= Input for this task =
----

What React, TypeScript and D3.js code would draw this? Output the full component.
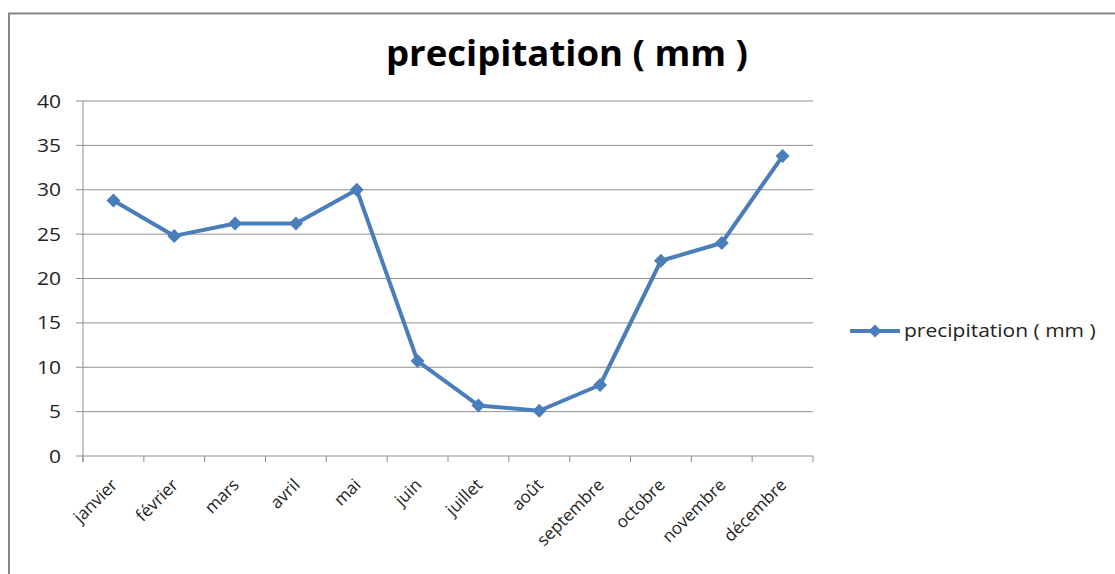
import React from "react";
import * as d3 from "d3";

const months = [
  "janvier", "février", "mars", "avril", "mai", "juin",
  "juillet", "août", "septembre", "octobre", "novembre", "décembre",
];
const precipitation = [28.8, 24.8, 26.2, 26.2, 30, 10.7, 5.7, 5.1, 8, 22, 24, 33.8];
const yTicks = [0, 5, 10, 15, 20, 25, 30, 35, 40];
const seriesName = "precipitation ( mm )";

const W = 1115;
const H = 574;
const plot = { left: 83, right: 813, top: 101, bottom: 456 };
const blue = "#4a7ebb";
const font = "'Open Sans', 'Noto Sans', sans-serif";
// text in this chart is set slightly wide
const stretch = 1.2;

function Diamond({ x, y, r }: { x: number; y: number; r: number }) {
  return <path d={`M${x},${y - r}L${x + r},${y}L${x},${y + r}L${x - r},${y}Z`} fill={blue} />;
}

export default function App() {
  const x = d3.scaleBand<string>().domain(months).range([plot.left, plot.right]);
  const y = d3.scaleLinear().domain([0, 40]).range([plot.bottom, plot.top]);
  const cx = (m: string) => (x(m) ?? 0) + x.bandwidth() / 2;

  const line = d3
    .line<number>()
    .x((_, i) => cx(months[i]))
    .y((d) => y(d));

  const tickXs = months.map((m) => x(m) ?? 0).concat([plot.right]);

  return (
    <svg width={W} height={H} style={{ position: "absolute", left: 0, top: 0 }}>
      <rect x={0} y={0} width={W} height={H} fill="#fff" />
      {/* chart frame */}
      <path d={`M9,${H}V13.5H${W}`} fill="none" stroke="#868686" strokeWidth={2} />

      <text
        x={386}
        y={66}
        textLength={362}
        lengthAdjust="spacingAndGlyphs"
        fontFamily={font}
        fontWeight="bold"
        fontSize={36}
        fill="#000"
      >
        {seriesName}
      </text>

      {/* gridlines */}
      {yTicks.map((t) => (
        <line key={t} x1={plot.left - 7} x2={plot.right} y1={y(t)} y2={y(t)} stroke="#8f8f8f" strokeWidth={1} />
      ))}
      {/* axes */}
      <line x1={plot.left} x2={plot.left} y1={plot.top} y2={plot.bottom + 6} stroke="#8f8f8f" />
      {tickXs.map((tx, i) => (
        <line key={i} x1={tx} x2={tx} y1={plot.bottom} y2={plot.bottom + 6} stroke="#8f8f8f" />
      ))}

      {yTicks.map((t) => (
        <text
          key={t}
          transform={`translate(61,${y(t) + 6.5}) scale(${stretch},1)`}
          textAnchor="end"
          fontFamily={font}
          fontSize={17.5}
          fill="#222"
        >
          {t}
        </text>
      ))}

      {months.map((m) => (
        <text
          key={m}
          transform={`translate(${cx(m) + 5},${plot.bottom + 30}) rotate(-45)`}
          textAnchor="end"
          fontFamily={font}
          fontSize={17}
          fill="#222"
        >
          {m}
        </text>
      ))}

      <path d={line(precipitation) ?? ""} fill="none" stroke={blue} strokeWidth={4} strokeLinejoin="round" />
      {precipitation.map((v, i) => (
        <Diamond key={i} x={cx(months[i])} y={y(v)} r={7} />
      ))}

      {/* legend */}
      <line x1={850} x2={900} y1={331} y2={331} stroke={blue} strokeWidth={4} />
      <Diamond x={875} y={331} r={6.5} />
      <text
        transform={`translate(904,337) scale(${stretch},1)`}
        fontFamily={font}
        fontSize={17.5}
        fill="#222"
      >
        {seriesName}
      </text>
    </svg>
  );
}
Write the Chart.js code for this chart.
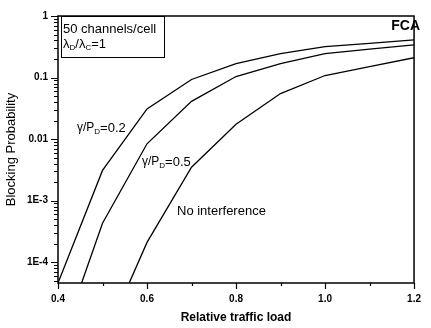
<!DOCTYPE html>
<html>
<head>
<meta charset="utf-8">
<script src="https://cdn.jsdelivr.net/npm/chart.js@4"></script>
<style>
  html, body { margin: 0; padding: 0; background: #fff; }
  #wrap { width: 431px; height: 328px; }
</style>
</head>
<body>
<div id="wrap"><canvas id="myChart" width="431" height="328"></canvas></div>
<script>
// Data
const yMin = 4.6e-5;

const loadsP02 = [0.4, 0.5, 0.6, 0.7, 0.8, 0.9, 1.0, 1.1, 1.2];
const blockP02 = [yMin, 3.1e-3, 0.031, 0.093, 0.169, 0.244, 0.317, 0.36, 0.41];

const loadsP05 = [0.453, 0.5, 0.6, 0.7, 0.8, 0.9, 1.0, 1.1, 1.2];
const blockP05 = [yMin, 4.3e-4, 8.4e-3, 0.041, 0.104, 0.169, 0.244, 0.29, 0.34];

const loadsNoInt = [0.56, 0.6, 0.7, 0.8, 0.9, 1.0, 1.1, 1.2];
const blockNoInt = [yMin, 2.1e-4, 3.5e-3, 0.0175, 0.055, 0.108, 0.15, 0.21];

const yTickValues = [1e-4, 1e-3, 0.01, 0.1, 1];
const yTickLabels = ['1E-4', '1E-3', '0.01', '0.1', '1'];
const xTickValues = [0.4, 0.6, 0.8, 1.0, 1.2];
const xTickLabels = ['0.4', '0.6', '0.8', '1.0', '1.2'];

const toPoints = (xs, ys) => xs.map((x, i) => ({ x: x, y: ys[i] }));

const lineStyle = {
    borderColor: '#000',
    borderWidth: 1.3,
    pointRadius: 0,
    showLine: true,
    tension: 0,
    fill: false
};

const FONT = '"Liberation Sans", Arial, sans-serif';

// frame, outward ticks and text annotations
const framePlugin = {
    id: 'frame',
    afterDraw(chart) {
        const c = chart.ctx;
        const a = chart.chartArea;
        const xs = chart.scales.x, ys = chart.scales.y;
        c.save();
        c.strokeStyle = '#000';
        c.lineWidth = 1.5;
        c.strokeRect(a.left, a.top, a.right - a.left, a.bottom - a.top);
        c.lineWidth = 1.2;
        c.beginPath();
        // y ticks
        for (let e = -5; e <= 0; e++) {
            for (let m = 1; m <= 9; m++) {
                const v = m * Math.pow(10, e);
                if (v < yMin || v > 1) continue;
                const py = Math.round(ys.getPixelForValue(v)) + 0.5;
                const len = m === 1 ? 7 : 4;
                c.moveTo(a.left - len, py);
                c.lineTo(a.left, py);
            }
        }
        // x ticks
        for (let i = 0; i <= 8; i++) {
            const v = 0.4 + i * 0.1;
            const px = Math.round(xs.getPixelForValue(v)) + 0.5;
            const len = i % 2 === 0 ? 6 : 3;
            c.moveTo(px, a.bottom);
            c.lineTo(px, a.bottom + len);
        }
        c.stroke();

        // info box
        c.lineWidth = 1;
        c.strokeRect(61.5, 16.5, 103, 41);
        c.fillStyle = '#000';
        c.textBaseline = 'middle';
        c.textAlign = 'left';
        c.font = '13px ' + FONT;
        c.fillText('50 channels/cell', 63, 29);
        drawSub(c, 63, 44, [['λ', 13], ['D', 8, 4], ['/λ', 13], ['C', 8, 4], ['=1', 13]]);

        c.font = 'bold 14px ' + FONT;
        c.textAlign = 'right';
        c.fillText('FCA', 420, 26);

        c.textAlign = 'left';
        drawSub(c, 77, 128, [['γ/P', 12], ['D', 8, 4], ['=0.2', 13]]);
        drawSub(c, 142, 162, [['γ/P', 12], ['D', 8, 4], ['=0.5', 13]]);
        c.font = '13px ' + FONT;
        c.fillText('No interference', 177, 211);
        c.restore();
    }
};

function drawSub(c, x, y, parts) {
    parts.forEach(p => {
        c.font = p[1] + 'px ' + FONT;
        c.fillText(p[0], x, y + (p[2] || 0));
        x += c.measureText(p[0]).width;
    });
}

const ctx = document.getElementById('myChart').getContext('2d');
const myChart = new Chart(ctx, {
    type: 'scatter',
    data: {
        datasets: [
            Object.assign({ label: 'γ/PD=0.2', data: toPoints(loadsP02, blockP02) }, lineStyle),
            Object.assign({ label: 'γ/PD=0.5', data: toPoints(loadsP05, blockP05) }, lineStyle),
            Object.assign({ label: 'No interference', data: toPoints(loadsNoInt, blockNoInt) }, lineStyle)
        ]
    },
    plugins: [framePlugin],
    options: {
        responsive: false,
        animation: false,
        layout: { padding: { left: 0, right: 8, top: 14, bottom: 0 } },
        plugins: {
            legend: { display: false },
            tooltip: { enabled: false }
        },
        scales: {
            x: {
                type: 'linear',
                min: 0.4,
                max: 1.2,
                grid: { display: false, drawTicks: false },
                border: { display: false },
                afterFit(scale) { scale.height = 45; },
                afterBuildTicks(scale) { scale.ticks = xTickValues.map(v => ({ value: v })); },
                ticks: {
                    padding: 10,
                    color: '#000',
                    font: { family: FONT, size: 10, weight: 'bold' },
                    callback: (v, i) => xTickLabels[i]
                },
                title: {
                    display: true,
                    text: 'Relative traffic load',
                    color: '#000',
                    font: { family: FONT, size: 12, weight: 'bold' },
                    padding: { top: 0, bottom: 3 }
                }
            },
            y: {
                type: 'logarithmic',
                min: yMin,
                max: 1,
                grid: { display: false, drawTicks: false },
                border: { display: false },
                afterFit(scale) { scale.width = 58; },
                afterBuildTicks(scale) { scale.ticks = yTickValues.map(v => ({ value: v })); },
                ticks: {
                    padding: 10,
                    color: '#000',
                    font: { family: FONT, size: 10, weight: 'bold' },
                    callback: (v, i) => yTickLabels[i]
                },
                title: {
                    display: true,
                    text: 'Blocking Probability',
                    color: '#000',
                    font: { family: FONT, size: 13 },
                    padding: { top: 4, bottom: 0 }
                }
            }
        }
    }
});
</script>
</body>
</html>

----

= Stated problem =
Which lines include the word "React"? Copy every one of them.

= Solution to the problem =
What React, TypeScript and D3.js code would draw this? Output the full component.
import React from "react";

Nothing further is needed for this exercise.